**SOURCE RECORDS**
--- start ---

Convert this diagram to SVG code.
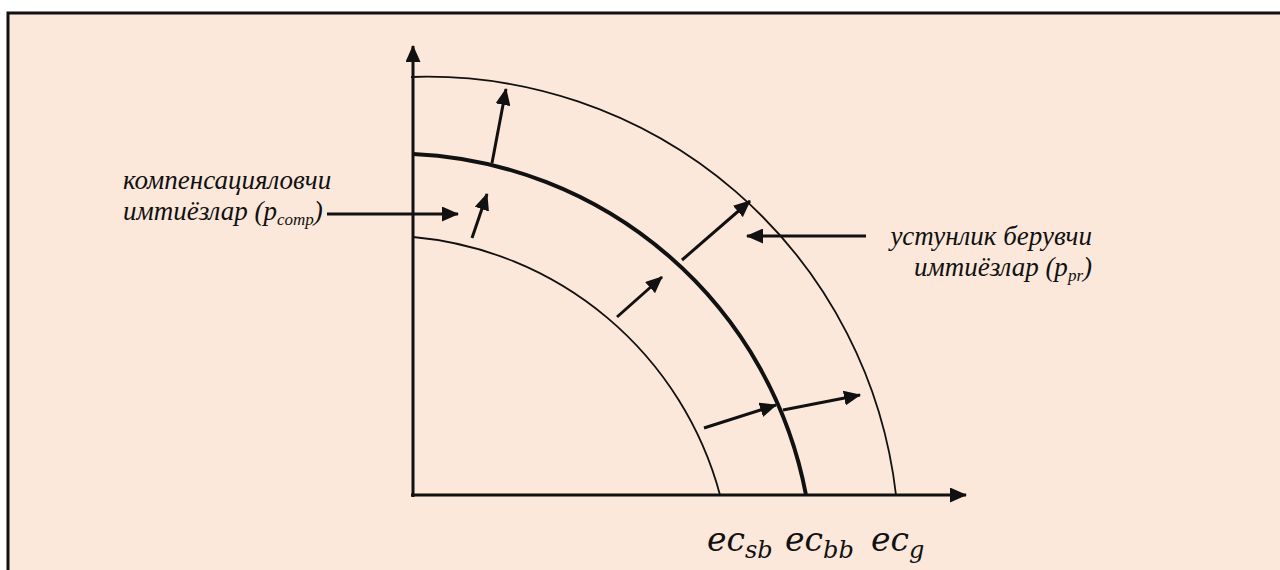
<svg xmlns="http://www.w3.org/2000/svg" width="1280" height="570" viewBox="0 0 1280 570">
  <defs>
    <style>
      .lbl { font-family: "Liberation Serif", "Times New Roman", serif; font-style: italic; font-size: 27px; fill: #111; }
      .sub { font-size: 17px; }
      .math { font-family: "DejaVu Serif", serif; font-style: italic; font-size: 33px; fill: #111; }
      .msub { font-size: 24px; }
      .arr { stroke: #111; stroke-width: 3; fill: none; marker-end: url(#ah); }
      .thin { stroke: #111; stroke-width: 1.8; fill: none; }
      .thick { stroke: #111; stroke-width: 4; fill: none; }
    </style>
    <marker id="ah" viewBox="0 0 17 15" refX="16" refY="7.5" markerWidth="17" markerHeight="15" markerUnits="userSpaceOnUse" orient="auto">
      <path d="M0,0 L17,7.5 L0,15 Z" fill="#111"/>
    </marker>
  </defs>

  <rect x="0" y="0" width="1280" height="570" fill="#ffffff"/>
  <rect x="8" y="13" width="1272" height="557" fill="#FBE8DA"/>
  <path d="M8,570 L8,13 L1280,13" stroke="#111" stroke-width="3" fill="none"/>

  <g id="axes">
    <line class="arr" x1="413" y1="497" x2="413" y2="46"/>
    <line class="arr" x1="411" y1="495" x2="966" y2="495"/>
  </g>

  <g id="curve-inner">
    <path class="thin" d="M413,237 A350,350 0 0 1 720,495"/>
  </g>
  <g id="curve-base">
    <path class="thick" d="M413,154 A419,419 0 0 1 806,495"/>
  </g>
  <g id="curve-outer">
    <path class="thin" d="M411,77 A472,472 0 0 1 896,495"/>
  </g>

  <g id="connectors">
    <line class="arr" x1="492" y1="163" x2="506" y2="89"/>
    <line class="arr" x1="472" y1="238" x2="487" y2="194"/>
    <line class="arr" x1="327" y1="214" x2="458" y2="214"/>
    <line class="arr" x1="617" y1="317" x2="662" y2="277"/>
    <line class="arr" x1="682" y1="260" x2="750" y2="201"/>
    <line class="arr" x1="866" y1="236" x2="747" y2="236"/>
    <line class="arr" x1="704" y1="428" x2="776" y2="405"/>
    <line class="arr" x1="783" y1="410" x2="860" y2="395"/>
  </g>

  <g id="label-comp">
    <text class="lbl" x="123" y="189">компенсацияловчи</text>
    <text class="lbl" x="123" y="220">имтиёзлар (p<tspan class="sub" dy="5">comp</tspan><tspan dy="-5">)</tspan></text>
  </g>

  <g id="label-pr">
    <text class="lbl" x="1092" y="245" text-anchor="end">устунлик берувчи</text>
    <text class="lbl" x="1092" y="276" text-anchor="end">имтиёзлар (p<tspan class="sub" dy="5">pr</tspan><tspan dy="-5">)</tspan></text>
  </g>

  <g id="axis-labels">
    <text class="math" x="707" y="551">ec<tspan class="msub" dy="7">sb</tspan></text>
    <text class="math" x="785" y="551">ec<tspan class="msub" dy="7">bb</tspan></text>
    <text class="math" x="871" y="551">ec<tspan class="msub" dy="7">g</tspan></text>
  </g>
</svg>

--- end ---
--- start ---

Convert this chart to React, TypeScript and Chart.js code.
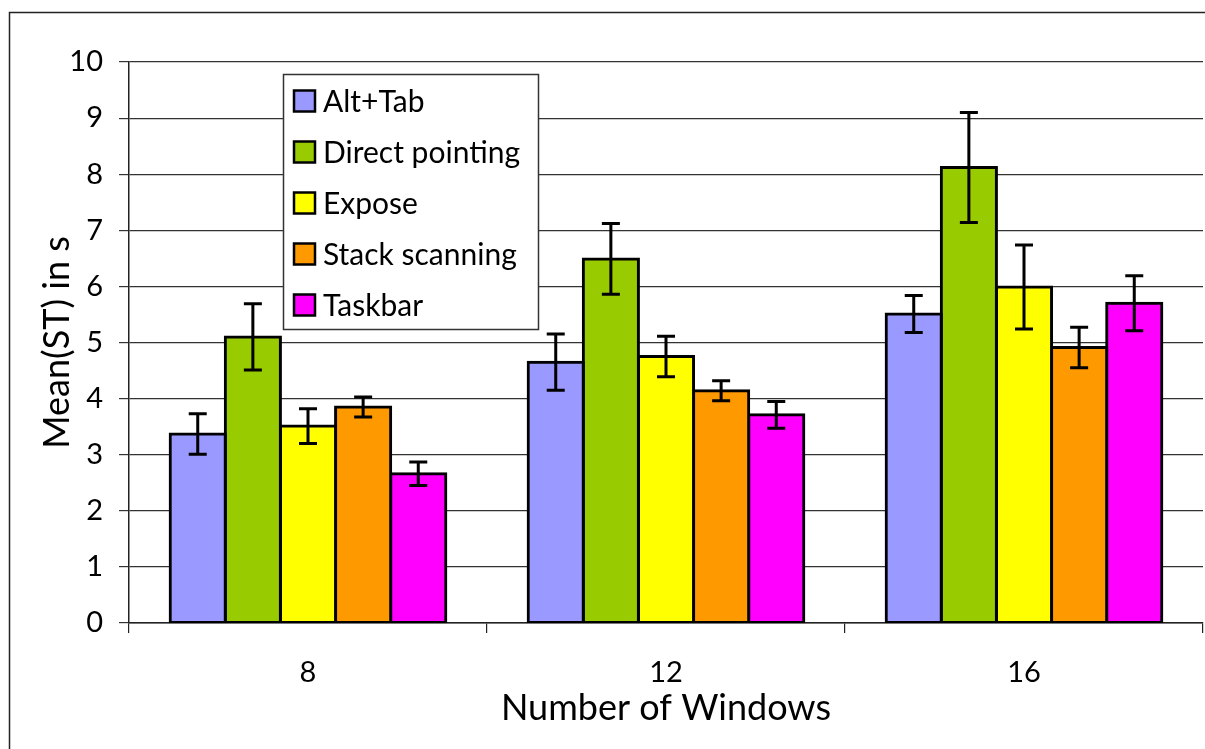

--- end ---
--- start ---

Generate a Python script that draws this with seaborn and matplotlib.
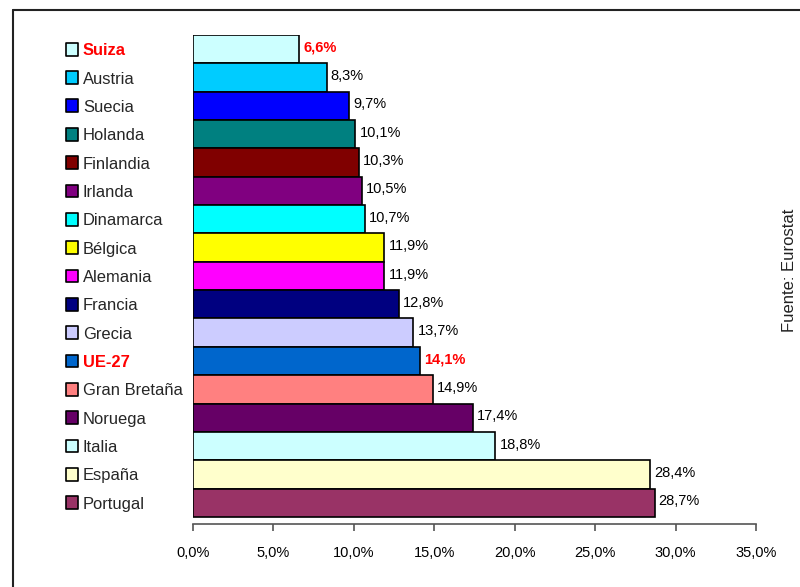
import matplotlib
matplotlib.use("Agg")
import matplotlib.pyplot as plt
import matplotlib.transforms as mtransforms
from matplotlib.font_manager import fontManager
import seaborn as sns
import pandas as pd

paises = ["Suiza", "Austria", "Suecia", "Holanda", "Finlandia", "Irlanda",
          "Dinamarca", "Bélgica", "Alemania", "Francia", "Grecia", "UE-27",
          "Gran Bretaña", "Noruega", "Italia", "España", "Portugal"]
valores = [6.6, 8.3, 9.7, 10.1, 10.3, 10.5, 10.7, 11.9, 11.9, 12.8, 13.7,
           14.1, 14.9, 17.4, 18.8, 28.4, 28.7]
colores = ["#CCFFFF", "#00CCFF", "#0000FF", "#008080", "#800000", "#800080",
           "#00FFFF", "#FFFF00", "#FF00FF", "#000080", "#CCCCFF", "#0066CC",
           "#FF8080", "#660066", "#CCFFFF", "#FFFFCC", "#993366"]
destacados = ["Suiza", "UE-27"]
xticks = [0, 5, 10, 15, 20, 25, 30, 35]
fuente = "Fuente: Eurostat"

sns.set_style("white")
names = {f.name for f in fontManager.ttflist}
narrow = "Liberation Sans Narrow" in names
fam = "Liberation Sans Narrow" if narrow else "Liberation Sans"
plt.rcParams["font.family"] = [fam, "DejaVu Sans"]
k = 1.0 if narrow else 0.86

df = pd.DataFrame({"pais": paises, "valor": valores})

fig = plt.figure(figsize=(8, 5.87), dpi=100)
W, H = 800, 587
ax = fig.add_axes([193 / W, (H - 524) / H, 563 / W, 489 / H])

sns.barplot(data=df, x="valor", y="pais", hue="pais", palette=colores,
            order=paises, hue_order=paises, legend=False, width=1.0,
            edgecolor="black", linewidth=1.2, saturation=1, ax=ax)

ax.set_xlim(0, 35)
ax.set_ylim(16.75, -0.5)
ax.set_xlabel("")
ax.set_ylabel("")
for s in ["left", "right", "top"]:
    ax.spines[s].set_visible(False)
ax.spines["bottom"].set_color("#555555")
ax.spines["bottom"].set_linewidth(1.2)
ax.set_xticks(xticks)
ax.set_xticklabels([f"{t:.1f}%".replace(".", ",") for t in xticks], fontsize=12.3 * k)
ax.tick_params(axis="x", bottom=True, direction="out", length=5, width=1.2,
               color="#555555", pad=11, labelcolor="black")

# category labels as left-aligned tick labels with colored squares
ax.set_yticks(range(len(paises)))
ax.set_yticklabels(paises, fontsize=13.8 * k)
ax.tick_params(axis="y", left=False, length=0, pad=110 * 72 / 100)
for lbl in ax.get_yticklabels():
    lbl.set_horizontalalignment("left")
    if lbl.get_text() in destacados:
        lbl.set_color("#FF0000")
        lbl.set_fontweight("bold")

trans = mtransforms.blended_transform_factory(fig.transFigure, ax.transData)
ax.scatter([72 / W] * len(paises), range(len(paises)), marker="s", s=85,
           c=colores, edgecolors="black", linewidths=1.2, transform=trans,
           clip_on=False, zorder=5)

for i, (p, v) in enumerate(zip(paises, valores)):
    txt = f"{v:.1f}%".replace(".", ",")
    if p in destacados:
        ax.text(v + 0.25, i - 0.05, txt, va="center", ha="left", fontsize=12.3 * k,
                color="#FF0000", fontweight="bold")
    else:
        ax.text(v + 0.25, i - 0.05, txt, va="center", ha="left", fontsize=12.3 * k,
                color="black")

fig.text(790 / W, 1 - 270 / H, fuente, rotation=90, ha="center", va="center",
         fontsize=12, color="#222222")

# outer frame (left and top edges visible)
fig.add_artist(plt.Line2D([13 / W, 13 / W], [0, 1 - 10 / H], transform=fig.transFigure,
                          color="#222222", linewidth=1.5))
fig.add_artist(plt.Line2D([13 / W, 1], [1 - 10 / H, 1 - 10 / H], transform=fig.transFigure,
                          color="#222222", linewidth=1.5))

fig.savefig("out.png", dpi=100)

--- end ---

**EXERCISE OBJECTIVE**
Give back exactly the lines from the one containing "Generate a Python" to the one containing "import pandas as pd", both included, and no pictures.

**REPLY**
Generate a Python script that draws this with seaborn and matplotlib.
import matplotlib
matplotlib.use("Agg")
import matplotlib.pyplot as plt
import matplotlib.transforms as mtransforms
from matplotlib.font_manager import fontManager
import seaborn as sns
import pandas as pd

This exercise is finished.